I’m not the biggest of PoE’s fans. I’m not even one. But it really, really baffles my mind that after all these years some of you people still debate most basic tenets of this game’s story, theme and lore, i.e. the gods and why their nature matter in the way it matters, the way you do. I mean... are some of you just stupid?
Game is overt, vulgar and obvious to the point of being insufferable with what it wants to say, it’s all spelled out loud like to little children in final confrontation with Thaos (that’s one of the biggest flaws of the whole thing if you would ask me: complicated themes put into a framework fitting for most average of a player, i.e. for an idiot). Engwithans chose to make two things: a) gods and b) mythology and lore of said gods. Gods are real in the sense that they exist, they are extremely powerful (but not omnipotent nor omniscient) and they are able to influence world directly (let’s not drag PoE2 idiotic additions into this). Gods are not real if you would judge them on the basis of the constructed mythology of the setting. Gods are supposed to be eternal rulers of the world. That's the orthodoxy which is fed to everyone. They are source of justice, law and social order. These things are reasons for which gods were made. Thaos tells a story about the world before the gods, Hobbesian misery in which everyone waged war against everyone else, which fits a setting with high magic (in such a setting natural human tendencies would grow exponentially, i.e. shitty human nature would become even more horrifying). Engwithans chose to impose order on this chaos and thus bring civilization and progress. It could not have been achieved as surely, in their opinion, if they shared that gods they manufactured were a work of craftsmanship. So they lied to everyone and left a guardian of this secret behind them. This is Thaos.
This is all a logical plan. Civilizations of this setting were founded on the unifying belief in the pantheon and its official orthodoxy, i.e. a lie which is mythology behind the gods. Engwithans predicted that peoples of the world could eventually grow to knowledge sufficient to see through the deception, so Thaos worked through his lifetimes to prevent progress in animancy and so on.
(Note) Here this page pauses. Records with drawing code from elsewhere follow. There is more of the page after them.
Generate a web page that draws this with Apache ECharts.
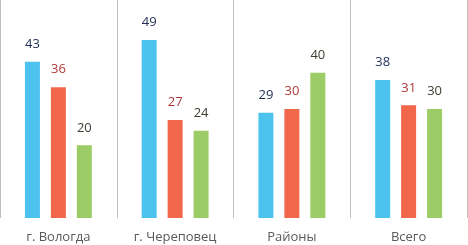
<!DOCTYPE html>
<html>
<head>
<meta charset="utf-8">
<script src="https://cdn.jsdelivr.net/npm/echarts@6/dist/echarts.min.js"></script>
<style>
  html, body { margin: 0; padding: 0; background: #fff; }
  #chart { width: 468px; height: 245px; }
</style>
</head>
<body>
<div id="chart"></div>
<script>
var categories = ['г. Вологда', 'г. Череповец', 'Районы', 'Всего'];
var blueValues = [43, 49, 29, 38];
var redValues = [36, 27, 30, 31];
var greenValues = [20, 24, 40, 30];

function makeSeries(data, color, labelColor) {
    return {
        type: 'bar',
        data: data,
        barWidth: 15,
        barGap: '73%',
        itemStyle: { color: color },
        label: {
            show: true,
            position: 'top',
            distance: 11,
            color: labelColor,
            fontFamily: 'Open Sans',
            fontSize: 13
        }
    };
}

var option = {
    animation: false,
    grid: { left: 0, right: 1, top: 0, bottom: 27 },
    xAxis: {
        type: 'category',
        data: categories,
        axisLine: { show: false },
        axisTick: { show: false },
        splitLine: { show: true, interval: 0, lineStyle: { color: '#BFBFBF', width: 1 } },
        axisLabel: {
            color: '#595959',
            fontFamily: 'Open Sans',
            fontSize: 13,
            margin: 13,
            interval: 0
        }
    },
    yAxis: {
        type: 'value',
        min: 0,
        max: 60,
        show: false
    },
    series: [
        makeSeries(blueValues, '#4BC3EE', '#1F2D55'),
        makeSeries(redValues, '#F0674B', '#B03A3A'),
        makeSeries(greenValues, '#9BCC65', '#3A3F30')
    ]
};

echarts.init(document.getElementById('chart')).setOption(option);
</script>
</body>
</html>
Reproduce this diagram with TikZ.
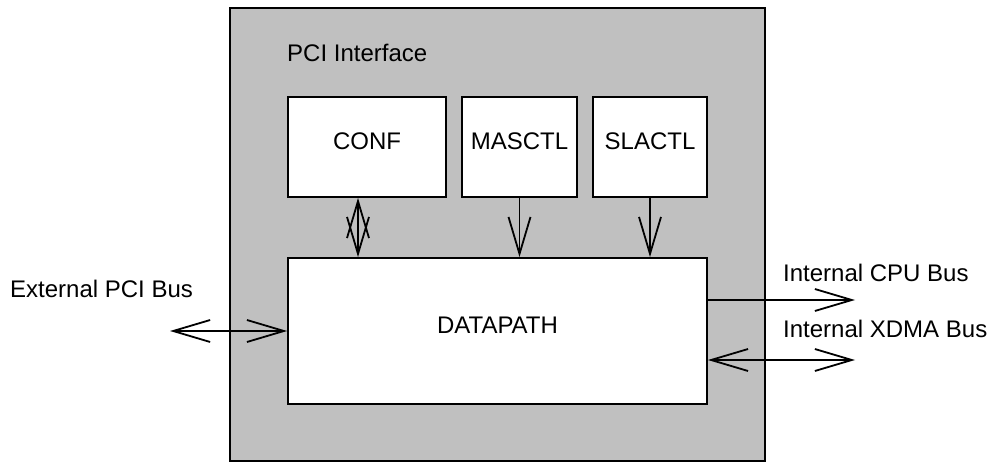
\documentclass[tikz,border=0pt]{standalone}
\usepackage{fontspec}
\setmainfont{Liberation Sans}
\usetikzlibrary{arrows.meta}
\begin{document}
\begin{tikzpicture}[x=1pt,y=-1pt,
  every node/.style={font=\fontsize{24}{28}\selectfont},
  outerbox/.style={draw, line width=1.8pt, fill={rgb,255:red,192;green,192;blue,192}, inner sep=0pt},
  blockbox/.style={draw, line width=1.8pt, fill=white, inner sep=0pt, text depth=12pt},
  txt/.style={inner sep=0pt, anchor=base west},
  conn/.style={line width=1.8pt},
  one/.style={conn, -{Straight Barb[length=37pt,width=22pt]}},
  both/.style={conn, {Straight Barb[length=37pt,width=22pt]}-{Straight Barb[length=37pt,width=22pt]}}
]
\useasboundingbox (0,0) rectangle (990,462);
\node[outerbox, minimum width=535pt, minimum height=453pt] (pci) at (497.5,234.5) {};
\node[txt] (pcilabel) at (287,62) {PCI Interface};
\node[blockbox, minimum width=158pt, minimum height=100pt] (conf) at (367,147) {CONF};
\node[blockbox, minimum width=115pt, minimum height=100pt] (mas) at (519.5,147) {MASCTL};
\node[blockbox, minimum width=114pt, minimum height=100pt] (sla) at (650,147) {SLACTL};
\node[blockbox, minimum width=419pt, minimum height=146pt] (dp) at (497.5,331) {DATAPATH};
\node[txt] (extlabel) at (10,298) {External PCI Bus};
\node[txt] (cpulabel) at (783,282) {Internal CPU Bus};
\node[txt] (xdmalabel) at (783,337) {Internal XDMA Bus};
\coordinate (ext) at (170,331);
\coordinate (cpu) at (855,300);
\coordinate (xdma) at (855,360);
\draw[both] ([xshift=-9pt]conf.south) -- ([xshift=-9pt]conf.south |- dp.north);
\draw[one] (mas.south) -- (mas.south |- dp.north);
\draw[one] (sla.south) -- (sla.south |- dp.north);
\draw[both] (ext) -- (ext -| dp.west);
\draw[one] (cpu -| dp.east) -- (cpu);
\draw[both] (xdma -| dp.east) -- (xdma);
\end{tikzpicture}
\end{document}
If gods were created so they could be also unmade, and Engwithans knew that – and they could also have been killed. People need to believe that the gods are immortal and true in the sense in which an Abrahamic deity is true. What you seem to miss is that people of this world believe in this. If they would be told now that gods were just forged they would not immediately switch to a classic Greek or Roman mindset, or a mindset of a denizen of Faerûn. They would, in large, not accept it easily. It’s not possible. It’s much more possible that society would collapse, because most of the people would be presented with a reality in which there is no truth and no purpose beside the Wheel which grinds the souls to dust and oblivion (to quote Thaos). It’s a bleak reality, one for which this setting is not ready – or so Thaos believes. It's a reality in which chaos would destroy everything. Bombs can be made to nuke gods away, people can become immortal, everlasting liches and tyrants, kings would usurp gods as divine rulers of their societies and grow in power, some of them – at least hypothetically forever. Engwithan mindset is a logical conclusion of classical Conservative view of human nature: men are flawed and evil, so they must be restrained with chains of social order. Imagine if there would be magic with which you could make yourself imperishable, burn cities with fireballs and boil blood in your enemies’ veins, all with a single word. Engwithans feared that in a world with no objective truth and objective justice and with such means existing only the worst people, most ruthless and degenerate would hold power. And they were probably right.
Game uses the real world for some narrative tricks (or at least it tries), but you must not be fooled, it’s important that gods are not real in the way they say about themselves in-setting, not that they are not like an Abrahamic god supposedly is.
Idea is good. I would buy it if not for dogshit storytelling and awful delivery.